* **EXTRACTED RECORDS**:

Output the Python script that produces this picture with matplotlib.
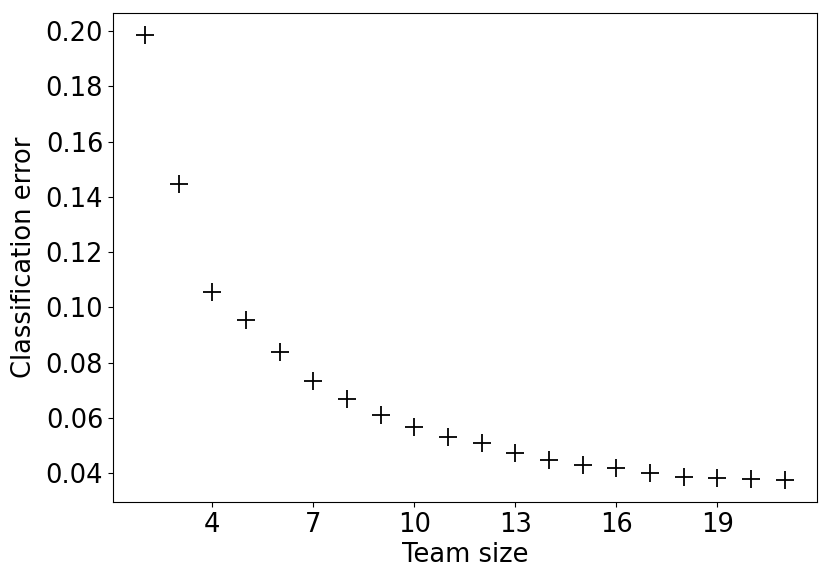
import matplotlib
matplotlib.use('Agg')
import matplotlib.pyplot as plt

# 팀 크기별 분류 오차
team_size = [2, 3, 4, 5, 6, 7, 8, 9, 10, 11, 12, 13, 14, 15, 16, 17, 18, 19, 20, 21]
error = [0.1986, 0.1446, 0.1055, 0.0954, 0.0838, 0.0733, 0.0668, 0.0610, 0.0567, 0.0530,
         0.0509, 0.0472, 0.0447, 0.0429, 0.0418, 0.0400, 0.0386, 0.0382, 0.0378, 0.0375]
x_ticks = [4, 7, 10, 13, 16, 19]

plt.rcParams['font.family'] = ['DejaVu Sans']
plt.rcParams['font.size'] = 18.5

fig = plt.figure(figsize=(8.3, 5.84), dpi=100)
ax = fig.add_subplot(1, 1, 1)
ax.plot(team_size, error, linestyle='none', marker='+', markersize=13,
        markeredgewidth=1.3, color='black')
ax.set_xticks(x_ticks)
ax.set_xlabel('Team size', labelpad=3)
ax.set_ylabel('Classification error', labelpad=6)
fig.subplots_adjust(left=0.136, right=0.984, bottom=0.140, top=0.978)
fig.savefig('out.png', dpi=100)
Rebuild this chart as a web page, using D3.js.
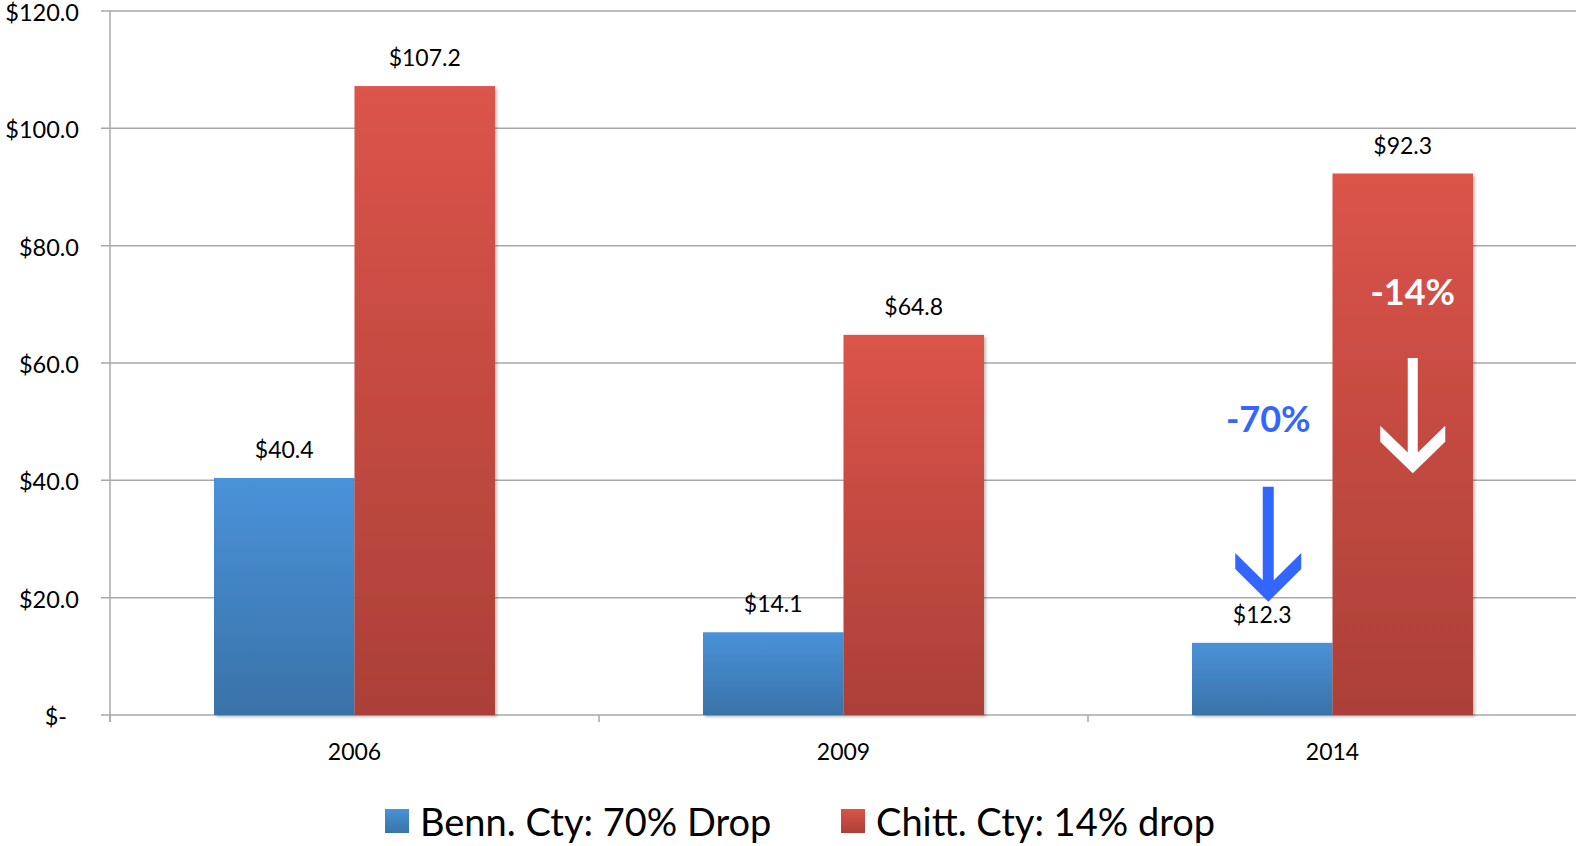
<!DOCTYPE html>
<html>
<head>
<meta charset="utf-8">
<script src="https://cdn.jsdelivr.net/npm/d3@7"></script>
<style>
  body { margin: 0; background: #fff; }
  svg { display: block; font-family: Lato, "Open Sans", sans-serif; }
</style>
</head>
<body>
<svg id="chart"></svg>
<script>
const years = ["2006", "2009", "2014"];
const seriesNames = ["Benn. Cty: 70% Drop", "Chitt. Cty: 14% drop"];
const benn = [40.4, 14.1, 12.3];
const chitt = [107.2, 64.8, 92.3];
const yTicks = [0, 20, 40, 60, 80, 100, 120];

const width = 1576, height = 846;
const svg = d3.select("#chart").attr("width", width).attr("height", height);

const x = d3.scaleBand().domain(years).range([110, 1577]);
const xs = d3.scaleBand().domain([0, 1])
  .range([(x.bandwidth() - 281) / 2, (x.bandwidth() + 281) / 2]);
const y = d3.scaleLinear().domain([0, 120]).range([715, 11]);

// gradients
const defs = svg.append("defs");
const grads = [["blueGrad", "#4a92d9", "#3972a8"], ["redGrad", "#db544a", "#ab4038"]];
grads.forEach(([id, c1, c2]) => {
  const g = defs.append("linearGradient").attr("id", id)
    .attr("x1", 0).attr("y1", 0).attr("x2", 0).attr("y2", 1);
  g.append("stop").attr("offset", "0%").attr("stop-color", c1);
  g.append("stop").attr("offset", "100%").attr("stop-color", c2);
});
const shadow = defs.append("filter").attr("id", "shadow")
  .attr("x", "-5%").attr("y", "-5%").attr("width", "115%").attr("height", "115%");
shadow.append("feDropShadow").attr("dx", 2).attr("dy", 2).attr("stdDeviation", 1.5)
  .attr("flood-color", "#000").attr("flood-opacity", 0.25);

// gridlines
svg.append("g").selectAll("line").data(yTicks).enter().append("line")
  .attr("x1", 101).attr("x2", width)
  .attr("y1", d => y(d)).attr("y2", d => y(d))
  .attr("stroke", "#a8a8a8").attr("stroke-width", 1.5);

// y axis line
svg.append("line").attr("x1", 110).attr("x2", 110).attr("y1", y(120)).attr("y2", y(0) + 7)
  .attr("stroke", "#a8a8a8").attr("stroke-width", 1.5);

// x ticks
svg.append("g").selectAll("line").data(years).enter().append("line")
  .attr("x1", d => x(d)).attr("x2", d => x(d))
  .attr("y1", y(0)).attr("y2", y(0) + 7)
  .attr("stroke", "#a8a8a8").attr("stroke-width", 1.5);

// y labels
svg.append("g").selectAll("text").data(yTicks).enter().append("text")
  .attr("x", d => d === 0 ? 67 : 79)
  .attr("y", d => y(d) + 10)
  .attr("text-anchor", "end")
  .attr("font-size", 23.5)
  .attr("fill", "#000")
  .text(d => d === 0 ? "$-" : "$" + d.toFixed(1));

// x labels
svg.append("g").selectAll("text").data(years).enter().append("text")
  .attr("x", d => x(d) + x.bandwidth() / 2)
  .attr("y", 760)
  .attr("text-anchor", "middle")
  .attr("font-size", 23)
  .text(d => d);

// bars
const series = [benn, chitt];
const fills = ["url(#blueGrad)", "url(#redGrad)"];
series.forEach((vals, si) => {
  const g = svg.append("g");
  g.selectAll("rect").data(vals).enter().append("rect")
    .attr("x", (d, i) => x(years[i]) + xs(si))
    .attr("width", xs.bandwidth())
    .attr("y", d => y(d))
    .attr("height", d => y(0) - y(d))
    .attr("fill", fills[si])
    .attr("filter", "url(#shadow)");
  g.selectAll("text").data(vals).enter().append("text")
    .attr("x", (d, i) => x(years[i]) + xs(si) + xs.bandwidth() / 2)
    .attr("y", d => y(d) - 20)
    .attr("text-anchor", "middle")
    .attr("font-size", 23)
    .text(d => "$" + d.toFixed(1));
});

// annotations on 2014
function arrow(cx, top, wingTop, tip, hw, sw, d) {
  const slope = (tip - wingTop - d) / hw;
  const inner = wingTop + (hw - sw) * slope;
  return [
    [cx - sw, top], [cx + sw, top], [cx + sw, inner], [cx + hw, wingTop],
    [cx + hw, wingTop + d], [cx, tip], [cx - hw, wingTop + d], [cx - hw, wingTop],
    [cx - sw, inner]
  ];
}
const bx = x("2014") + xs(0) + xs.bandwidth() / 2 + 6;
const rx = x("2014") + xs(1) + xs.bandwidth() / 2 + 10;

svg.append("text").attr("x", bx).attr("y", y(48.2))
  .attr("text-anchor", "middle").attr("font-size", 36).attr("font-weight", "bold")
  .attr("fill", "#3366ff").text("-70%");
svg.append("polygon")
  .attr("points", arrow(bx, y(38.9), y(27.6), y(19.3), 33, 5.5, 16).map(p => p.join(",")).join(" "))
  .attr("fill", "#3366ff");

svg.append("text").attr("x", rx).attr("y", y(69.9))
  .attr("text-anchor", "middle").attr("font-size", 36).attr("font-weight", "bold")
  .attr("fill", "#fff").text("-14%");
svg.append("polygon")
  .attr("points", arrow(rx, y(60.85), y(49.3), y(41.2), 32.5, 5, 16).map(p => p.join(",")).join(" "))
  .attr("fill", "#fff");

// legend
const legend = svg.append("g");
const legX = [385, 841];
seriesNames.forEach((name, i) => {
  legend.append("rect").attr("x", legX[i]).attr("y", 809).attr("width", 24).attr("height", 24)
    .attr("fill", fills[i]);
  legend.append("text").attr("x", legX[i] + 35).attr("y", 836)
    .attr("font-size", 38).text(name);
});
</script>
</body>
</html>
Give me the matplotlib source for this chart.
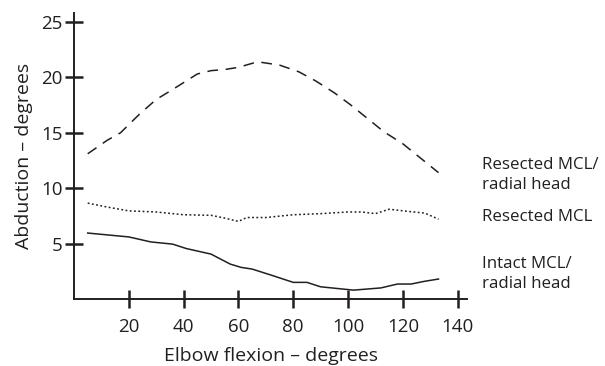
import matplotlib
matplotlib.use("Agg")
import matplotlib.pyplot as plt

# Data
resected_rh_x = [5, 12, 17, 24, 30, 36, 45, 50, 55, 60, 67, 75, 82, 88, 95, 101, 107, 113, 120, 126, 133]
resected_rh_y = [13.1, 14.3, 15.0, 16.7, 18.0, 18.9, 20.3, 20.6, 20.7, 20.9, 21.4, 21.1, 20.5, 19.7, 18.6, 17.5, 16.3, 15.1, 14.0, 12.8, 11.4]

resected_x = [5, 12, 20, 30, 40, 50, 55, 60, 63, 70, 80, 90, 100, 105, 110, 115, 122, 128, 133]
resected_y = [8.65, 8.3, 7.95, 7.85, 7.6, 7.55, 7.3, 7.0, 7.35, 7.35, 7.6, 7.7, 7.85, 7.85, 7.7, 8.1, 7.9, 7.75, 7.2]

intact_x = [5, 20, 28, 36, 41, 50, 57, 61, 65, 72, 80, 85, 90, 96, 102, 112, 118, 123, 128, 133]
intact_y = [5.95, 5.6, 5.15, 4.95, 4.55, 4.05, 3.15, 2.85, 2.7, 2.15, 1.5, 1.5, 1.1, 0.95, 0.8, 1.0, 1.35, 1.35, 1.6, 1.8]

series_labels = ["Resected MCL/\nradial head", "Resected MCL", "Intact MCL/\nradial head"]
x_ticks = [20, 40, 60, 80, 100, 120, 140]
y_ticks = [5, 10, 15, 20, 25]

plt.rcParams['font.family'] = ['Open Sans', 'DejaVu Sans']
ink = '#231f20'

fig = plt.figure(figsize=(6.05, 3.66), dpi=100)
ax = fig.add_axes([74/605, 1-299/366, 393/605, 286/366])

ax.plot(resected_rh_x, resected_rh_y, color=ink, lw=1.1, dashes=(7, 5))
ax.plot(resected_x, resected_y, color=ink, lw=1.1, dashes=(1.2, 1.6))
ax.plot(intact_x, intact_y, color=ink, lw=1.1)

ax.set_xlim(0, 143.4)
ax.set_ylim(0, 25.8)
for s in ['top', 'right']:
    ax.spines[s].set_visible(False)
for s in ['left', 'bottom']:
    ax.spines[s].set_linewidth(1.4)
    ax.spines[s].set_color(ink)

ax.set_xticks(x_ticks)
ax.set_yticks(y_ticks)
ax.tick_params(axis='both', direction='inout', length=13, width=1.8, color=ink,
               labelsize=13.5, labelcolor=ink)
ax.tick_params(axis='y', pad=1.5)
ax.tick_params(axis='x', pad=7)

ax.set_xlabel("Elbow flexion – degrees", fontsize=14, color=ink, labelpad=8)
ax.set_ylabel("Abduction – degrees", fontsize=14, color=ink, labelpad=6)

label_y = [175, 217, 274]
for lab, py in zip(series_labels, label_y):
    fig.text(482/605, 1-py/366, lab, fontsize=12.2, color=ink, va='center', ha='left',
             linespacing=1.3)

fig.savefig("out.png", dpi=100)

* **WHAT NEEDS TO BE DONE**:
Locate and copy each line in the data above that includes the word "chart".

* **EXERCISE RESPONSE**:
Rebuild this chart as a web page, using D3.js.
<svg id="chart"></svg>
const svg = d3.select("#chart").attr("width", width).attr("height", height);
Give me the matplotlib source for this chart.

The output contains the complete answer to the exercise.